### Input records:
───
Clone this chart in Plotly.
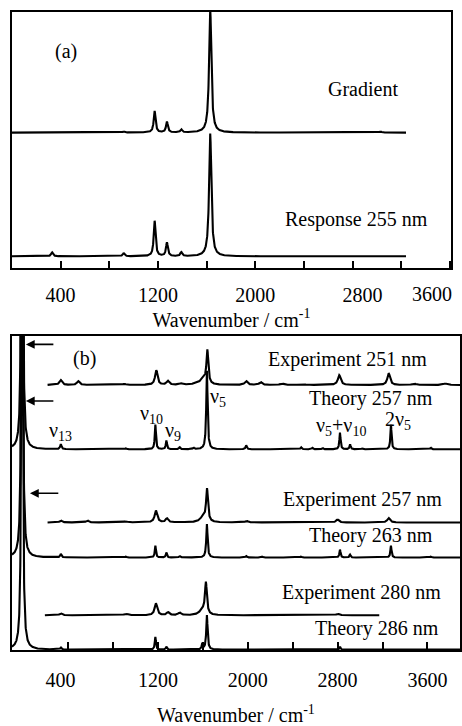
───
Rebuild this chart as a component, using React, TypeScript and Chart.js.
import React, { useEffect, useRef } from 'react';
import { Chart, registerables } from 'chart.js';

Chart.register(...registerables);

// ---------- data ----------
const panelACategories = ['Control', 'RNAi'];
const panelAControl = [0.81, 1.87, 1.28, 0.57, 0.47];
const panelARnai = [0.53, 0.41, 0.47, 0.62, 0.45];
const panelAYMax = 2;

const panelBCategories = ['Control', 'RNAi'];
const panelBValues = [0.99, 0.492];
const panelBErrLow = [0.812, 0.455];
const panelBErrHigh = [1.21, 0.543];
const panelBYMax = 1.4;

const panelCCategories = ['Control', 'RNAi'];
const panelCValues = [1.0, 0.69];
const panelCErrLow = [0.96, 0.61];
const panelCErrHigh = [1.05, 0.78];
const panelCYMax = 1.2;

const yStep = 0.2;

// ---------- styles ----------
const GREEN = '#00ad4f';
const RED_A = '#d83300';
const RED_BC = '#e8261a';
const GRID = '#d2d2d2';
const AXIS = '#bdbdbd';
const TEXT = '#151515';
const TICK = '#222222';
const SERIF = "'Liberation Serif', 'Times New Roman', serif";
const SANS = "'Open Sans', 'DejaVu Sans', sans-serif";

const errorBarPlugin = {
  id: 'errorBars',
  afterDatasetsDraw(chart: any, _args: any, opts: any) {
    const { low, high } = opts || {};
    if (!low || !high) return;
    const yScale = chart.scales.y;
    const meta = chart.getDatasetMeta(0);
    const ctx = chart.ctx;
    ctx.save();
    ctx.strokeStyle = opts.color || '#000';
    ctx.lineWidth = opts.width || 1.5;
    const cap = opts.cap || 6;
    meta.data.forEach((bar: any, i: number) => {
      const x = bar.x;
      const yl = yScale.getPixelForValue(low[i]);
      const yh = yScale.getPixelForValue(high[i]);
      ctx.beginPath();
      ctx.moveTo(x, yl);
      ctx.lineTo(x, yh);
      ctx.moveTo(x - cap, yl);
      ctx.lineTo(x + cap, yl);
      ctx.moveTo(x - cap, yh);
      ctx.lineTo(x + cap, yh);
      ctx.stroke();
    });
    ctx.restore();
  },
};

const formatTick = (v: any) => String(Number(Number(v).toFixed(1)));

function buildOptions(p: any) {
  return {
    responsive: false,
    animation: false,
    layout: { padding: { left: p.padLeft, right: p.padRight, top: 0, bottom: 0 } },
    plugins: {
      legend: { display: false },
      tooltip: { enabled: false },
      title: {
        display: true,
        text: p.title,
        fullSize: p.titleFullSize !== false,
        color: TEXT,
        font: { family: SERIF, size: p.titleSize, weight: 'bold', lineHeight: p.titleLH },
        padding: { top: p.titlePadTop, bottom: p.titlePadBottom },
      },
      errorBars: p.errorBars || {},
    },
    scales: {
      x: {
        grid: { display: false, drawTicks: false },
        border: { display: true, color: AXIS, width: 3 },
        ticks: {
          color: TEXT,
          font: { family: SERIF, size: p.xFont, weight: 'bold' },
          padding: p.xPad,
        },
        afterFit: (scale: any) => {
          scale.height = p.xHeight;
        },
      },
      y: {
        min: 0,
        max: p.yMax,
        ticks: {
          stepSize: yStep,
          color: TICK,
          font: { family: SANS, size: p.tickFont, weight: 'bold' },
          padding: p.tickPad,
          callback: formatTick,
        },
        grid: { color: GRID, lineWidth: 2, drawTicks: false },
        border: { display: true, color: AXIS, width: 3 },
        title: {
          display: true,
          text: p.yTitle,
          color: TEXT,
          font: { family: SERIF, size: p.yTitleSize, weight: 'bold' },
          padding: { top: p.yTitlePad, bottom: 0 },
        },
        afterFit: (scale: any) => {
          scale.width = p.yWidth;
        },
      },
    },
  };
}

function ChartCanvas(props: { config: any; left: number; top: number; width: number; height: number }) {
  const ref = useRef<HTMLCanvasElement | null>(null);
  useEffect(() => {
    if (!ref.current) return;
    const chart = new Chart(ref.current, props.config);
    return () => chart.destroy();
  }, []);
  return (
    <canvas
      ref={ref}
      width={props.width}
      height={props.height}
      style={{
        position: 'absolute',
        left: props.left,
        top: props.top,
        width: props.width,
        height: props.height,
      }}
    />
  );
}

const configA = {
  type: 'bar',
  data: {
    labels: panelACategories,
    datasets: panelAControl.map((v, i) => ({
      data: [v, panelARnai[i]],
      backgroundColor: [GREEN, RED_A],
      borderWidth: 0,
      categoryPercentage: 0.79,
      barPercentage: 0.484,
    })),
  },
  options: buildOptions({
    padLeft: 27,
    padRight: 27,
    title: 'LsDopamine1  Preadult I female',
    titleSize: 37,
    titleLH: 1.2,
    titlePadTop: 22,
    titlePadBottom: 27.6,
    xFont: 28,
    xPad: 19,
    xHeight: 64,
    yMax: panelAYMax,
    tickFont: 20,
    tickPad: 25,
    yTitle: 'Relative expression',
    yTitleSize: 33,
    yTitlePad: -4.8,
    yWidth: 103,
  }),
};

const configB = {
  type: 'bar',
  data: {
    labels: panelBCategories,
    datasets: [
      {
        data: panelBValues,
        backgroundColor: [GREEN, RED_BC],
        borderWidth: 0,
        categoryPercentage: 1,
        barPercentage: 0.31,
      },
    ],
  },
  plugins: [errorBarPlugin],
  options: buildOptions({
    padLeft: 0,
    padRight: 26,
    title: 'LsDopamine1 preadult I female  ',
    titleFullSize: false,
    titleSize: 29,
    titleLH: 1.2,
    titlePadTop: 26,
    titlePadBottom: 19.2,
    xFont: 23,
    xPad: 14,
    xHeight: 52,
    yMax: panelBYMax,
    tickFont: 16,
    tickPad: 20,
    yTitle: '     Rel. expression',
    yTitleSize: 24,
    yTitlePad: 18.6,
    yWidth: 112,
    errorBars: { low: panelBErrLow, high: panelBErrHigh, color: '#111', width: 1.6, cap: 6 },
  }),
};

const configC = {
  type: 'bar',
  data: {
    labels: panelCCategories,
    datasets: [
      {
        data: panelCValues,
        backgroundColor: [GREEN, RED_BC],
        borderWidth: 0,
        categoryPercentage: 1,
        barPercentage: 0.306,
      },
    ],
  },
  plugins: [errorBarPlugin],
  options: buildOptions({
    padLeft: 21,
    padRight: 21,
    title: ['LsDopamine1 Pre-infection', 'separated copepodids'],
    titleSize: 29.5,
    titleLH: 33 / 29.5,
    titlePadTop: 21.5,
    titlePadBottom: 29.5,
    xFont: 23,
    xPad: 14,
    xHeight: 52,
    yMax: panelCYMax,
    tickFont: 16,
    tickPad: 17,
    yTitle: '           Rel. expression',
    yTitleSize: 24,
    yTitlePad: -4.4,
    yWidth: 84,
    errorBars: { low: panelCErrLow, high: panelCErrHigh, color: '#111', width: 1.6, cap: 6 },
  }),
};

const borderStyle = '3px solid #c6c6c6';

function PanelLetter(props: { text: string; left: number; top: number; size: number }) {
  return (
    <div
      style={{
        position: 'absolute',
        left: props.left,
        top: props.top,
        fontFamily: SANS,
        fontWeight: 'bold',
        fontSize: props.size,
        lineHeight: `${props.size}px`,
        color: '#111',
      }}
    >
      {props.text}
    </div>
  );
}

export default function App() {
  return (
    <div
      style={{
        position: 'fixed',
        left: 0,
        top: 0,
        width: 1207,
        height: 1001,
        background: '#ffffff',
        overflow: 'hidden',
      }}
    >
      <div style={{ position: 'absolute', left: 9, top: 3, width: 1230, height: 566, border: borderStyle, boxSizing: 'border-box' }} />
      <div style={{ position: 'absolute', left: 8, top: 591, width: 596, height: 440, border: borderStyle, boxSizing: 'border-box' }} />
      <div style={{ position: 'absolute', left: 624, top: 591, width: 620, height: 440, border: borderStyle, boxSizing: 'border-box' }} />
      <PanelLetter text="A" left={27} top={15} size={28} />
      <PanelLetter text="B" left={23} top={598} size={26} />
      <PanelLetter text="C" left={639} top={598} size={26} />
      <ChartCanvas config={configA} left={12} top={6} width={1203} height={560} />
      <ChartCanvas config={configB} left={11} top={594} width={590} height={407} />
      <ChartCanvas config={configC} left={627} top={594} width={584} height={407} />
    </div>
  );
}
───
### Aim of the exercise:
Show each line of the listing that holds the string "this".

### Solution:
Clone this chart in Plotly.
Rebuild this chart as a component, using React, TypeScript and Chart.js.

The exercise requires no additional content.